Safe Allergy Medications
There are two generations of antihistamines available for the treatment of allergy symptoms. First generation antihistamines have been on the market longer, but are associated with more intense side effects, including drowsiness, dry mouth and dry eyes. These antihistamines, such as diphenhydramine (Benadryl), brompheniramine (Dimetapp) and chlorpheniramine (Chlor-Trimeton) may be safe for use during breastfeeding, but they can reduce your milk supply and cause symptoms in your infant, including drowsiness and fussiness.
Second generation antihistamines, including cetirizine (Reactine), fexofenadine (Allegra), and loratadine (Claritin) cause fewer known side effects for both mother and the breastfeeding infant, and are recommended for short-term use by the American Academy of Family Physicians.
While there are a variety of allergy medications that are safe to use while breastfeeding, many are combined with other medications in a single pill or liquid form when you purchase them over-the-counter at a local pharmacy. For example, pseudoephedrine is a common decongestant that is often found in over-the-counter formulas that contain other drugs.

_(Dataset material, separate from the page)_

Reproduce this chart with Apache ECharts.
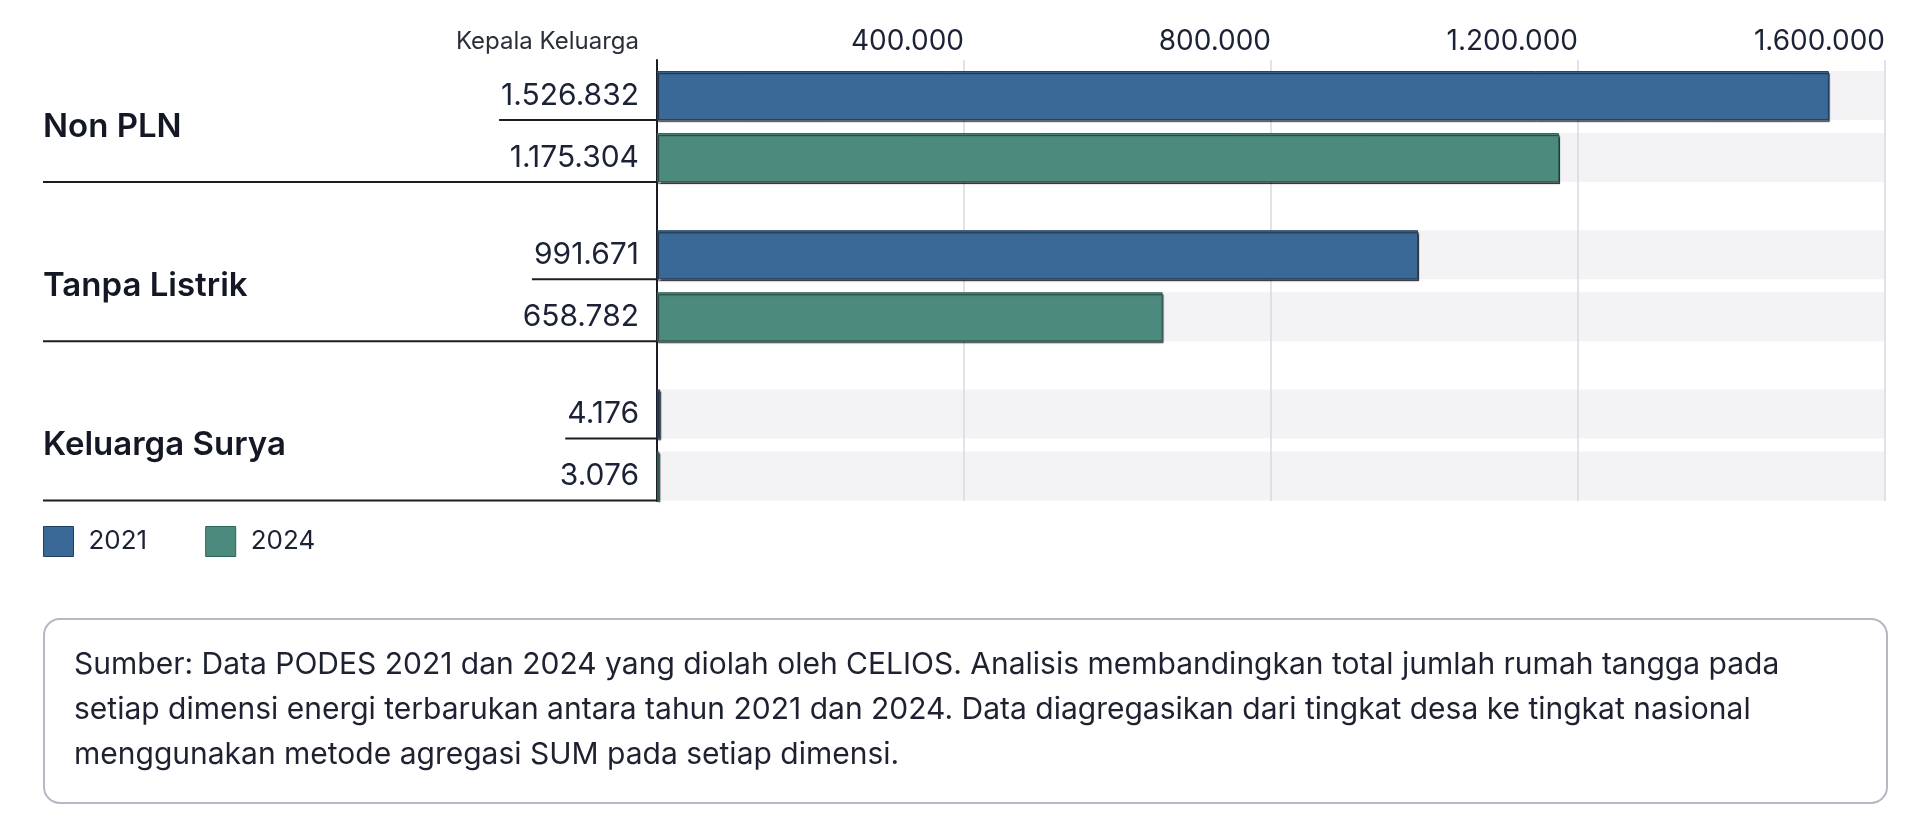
<!DOCTYPE html>
<html lang="id">
<head>
<meta charset="UTF-8">
<title>Rumah Tangga per Dimensi Energi</title>
<script src="https://cdn.jsdelivr.net/npm/echarts@6/dist/echarts.min.js"></script>
<style>
  html, body { margin: 0; padding: 0; background: #fff; }
  #main { width: 1920px; height: 827px; }
</style>
</head>
<body>
<div id="main"></div>
<script type="text/javascript">
// data
const categories = ['Non PLN', 'Tanpa Listrik', 'Keluarga Surya'];
const years = ['2021', '2024'];
const values2021 = [1526832, 991671, 4176];
const values2024 = [1175304, 658782, 3076];
const axisTicks = [0, 400000, 800000, 1200000, 1600000];
const unitLabel = 'Kepala Keluarga';
const noteText = [
  'Sumber: Data PODES 2021 dan 2024 yang diolah oleh CELIOS. Analisis membandingkan total jumlah rumah tangga pada',
  'setiap dimensi energi terbarukan antara tahun 2021 dan 2024. Data diagregasikan dari tingkat desa ke tingkat nasional',
  'menggunakan metode agregasi SUM pada setiap dimensi.'
];

const FONT = 'Inter, "Noto Sans", sans-serif';
const COLORS = ['#3a6997', '#4c8a7d'];
const BORDERS = ['#1f3e63', '#2a6358'];
const BAR_W = 49;
const BAR_GAP = 13;

function fmt(v) {
  return String(v).replace(/\B(?=(\d{3})+(?!\d))/g, '.');
}

// text width helper for the label underlines
const measureCtx = document.createElement('canvas').getContext('2d');
function textWidth(s, size, weight) {
  measureCtx.font = (weight || 400) + ' ' + size + 'px ' + FONT;
  return measureCtx.measureText(s).width;
}

const chart = echarts.init(document.getElementById('main'));

function renderSide(params, api) {
  const i = api.value(0);
  const p = api.coord([0, i]);
  const x0 = p[0], cy = p[1];
  const off = (BAR_W + BAR_GAP) / 2;
  const y21 = cy - off, y24 = cy + off;
  const half = BAR_W + BAR_GAP / 2;
  const v21 = fmt(values2021[i]);
  const v24 = fmt(values2024[i]);
  const labelRight = x0 - 18;
  const w21 = textWidth(v21, 30, 400);
  const lineStyle = { stroke: '#1c1c24', lineWidth: 2 };
  return {
    type: 'group',
    children: [
      {
        type: 'text',
        style: { text: categories[i], x: 43, y: cy, verticalAlign: 'middle', align: 'left',
                 font: '600 33px ' + FONT, fill: '#141824' }
      },
      {
        type: 'text',
        style: { text: v21, x: labelRight, y: y21, verticalAlign: 'middle', align: 'right',
                 font: '400 30px ' + FONT, fill: '#1b2236' }
      },
      {
        type: 'text',
        style: { text: v24, x: labelRight, y: y24, verticalAlign: 'middle', align: 'right',
                 font: '400 30px ' + FONT, fill: '#1b2236' }
      },
      {
        type: 'line',
        shape: { x1: labelRight - w21 - 2, y1: y21 + BAR_W / 2, x2: x0, y2: y21 + BAR_W / 2 },
        style: lineStyle
      },
      {
        type: 'line',
        shape: { x1: 43, y1: cy + half, x2: x0, y2: cy + half },
        style: lineStyle
      }
    ]
  };
}

const barItem = (k) => ({
  color: COLORS[k],
  borderColor: BORDERS[k],
  borderWidth: 1,
  shadowColor: 'rgba(0,0,0,0.6)',
  shadowOffsetY: 2,
  shadowOffsetX: 1,
  shadowBlur: 1
});

const option = {
  animation: false,
  textStyle: { fontFamily: FONT },
  legend: {
    data: years,
    left: 43,
    top: 526,
    padding: 0,
    icon: 'rect',
    itemWidth: 30,
    itemHeight: 30,
    itemGap: 58,
    itemStyle: { borderWidth: 1 },
    textStyle: { fontSize: 26, color: '#1b2236', padding: [0, 0, 0, 10] }
  },
  grid: [
    { left: 657, right: 35, top: 47, height: 477.5 },
    { left: 657, right: 35, top: 60, height: 441 }
  ],
  xAxis: [
    { gridIndex: 0, type: 'value', min: 0, max: 1600000, show: false },
    {
      gridIndex: 1, type: 'value', position: 'top',
      min: axisTicks[0], max: axisTicks[axisTicks.length - 1], interval: axisTicks[1] - axisTicks[0],
      axisLine: { show: false }, axisTick: { show: false },
      splitLine: { show: true, lineStyle: { color: '#e2e3e9', width: 2 } },
      axisLabel: {
        align: 'right', verticalAlign: 'middle', margin: 18,
        fontSize: 28, color: '#1b2236',
        formatter: (v) => v === 0 ? '{k|' + unitLabel + '}' : fmt(v),
        rich: { k: { fontSize: 24, color: '#2b2f3a', padding: [0, 18, 0, 0] } }
      }
    }
  ],
  yAxis: [
    { gridIndex: 0, type: 'category', inverse: true, data: categories, show: false },
    {
      gridIndex: 1, type: 'value', min: 0, max: 1,
      axisLine: { show: true, lineStyle: { color: '#1c1c24', width: 2 } },
      axisTick: { show: false }, axisLabel: { show: false }, splitLine: { show: false }
    }
  ],
  series: [
    {
      name: years[0], type: 'bar', xAxisIndex: 0, yAxisIndex: 0,
      data: values2021, barWidth: BAR_W, barGap: (BAR_GAP / BAR_W * 100) + '%',
      itemStyle: barItem(0),
      showBackground: true,
      backgroundStyle: { color: 'rgba(214,216,224,0.3)' }
    },
    {
      name: years[1], type: 'bar', xAxisIndex: 0, yAxisIndex: 0,
      data: values2024, barWidth: BAR_W,
      itemStyle: barItem(1),
      showBackground: true,
      backgroundStyle: { color: 'rgba(214,216,224,0.3)' }
    },
    {
      type: 'custom', xAxisIndex: 0, yAxisIndex: 0,
      data: categories.map((c, i) => [i]),
      renderItem: renderSide,
      silent: true, z: 5
    }
  ],
  graphic: [
    {
      type: 'rect', left: 43, top: 618,
      shape: { width: 1843, height: 184, r: 16 },
      style: { fill: '#fff', stroke: '#b6b8c2', lineWidth: 2 }
    },
    {
      type: 'text', left: 74, top: 642,
      style: { text: noteText.join('\n'), font: '400 30px ' + FONT, fill: '#1e2230', lineHeight: 45 }
    }
  ]
};

chart.setOption(option);
</script>
</body>
</html>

Always speak with your health care provider prior to choosing an appropriate allergy medication and read the ingredients list on the label to be certain all drugs within the medication are safe for use while breastfeeding.
Unsafe Allergy Drugs
Several allergy and sinus medications are potentially hazardous and should be avoided while breastfeeding. For example, the drug clemastine (Meclastin) can cause sedation and irritability in the breastfeeding infant, and as much as 5.2 percent of the dose is passed through breast milk, in comparison to 0.7 percent of each dose of fexofenadine and 0.29 percent of loratadine, according to "de Swiet’s Medical Disorders in Obstetric Practice." Caution is also recommended in using pseudoephedrine (Sudafed). Milk production is reduced and as much as 4.7 percent of each dose passes into breast milk.
When an allergy medication must be used longer term, the American Academy of Family Physicians recommends opting for a nasal steroid or cromolyn inhaler, such as Intal. These medications are designed to work locally, not systemically, meaning minimal amounts pass into breast milk. The Texas Tech University Health Sciences Center also recommends saline rinses as a natural way to deal with your allergy symptoms without adding risk to your infant.